High-Cost Lenders Get Arrest Warrants More Often

  • High-cost lenders have requested arrest warrants for their customers in about 28% of their lawsuits. This is four times the amount that other plaintiffs seek arrest warrants, which is only 7% of their cases.
  • For every 10 cases brought to small claims court by high-cost lenders, they will request an arrest warrant for 3 cases. Other plaintiffs will request an arrest warrant less than 1 time out of 10 cases. 
  • An estimated 3,100 arrest warrants were issued to high-cost lenders, making up 91% of all warrants issued. Out of the arrest warrants, only 17 people were jailed over 12 months.

Do Some Courts See More High-Cost Lender Cases?

  • Three of the most popular small claims courts for high-cost lenders are in South Ogden, Midvale, and West Valley City. In South Ogden, 95% of their small claims cases were brought to them by just one company.
  • It has been reported that cities with higher average incomes had very little or no high-cost loan cases pending. Middle to lower-income areas has a higher concentration of pending high-cost loan cases.

Conclusion

Although small claims courts were created to make it easier for individuals to file suits at a lower cost than a full-service court, it seems that in Utah these courts are used for something else. High-cost lenders have taken over small claims courts with lawsuits of their customers.
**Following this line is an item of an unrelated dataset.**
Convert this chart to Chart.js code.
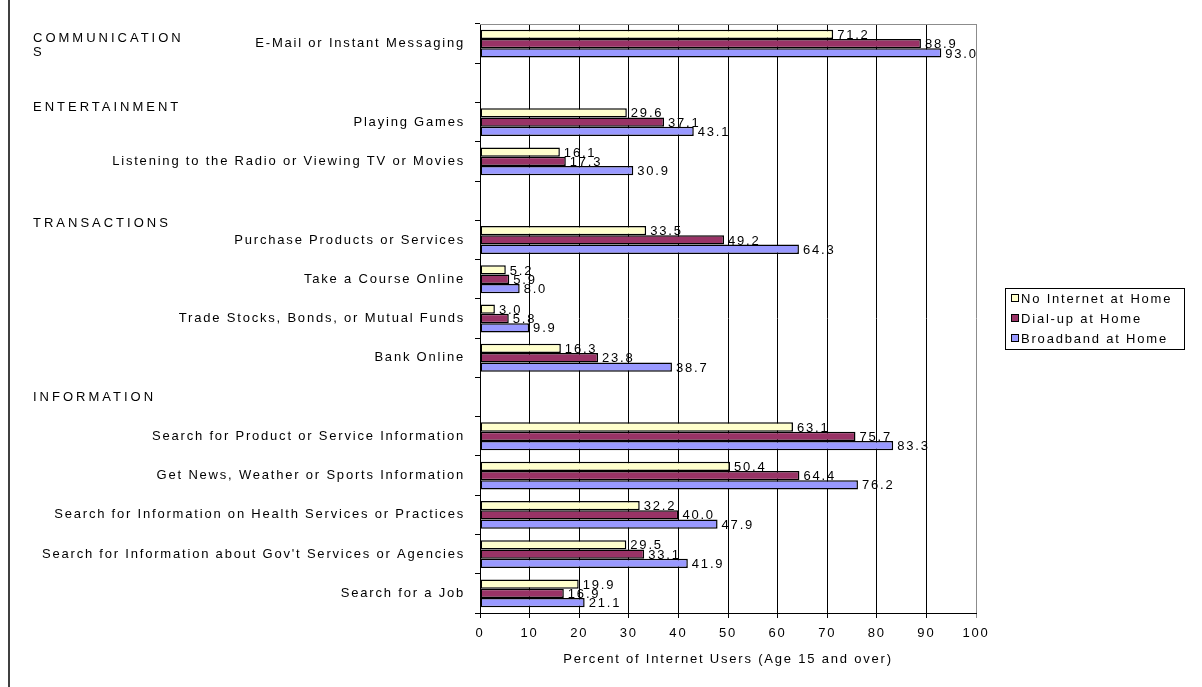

High-cost lenders are starting to become a major burden on the court system in Utah. With 68% of small claims cases being initiated by these types of lenders, it is taking away the time needed by other types of plaintiffs.

High-cost lender cases take way longer to close than other cases, so not only do these cases take the available time away from other plaintiffs, they take double the amount of time for the cases to be closed.

More arrest warrants are requested by high-cost lenders than all other types of plaintiffs combined, taking time from law enforcement who might need to be doing something more important than arresting people for loan services.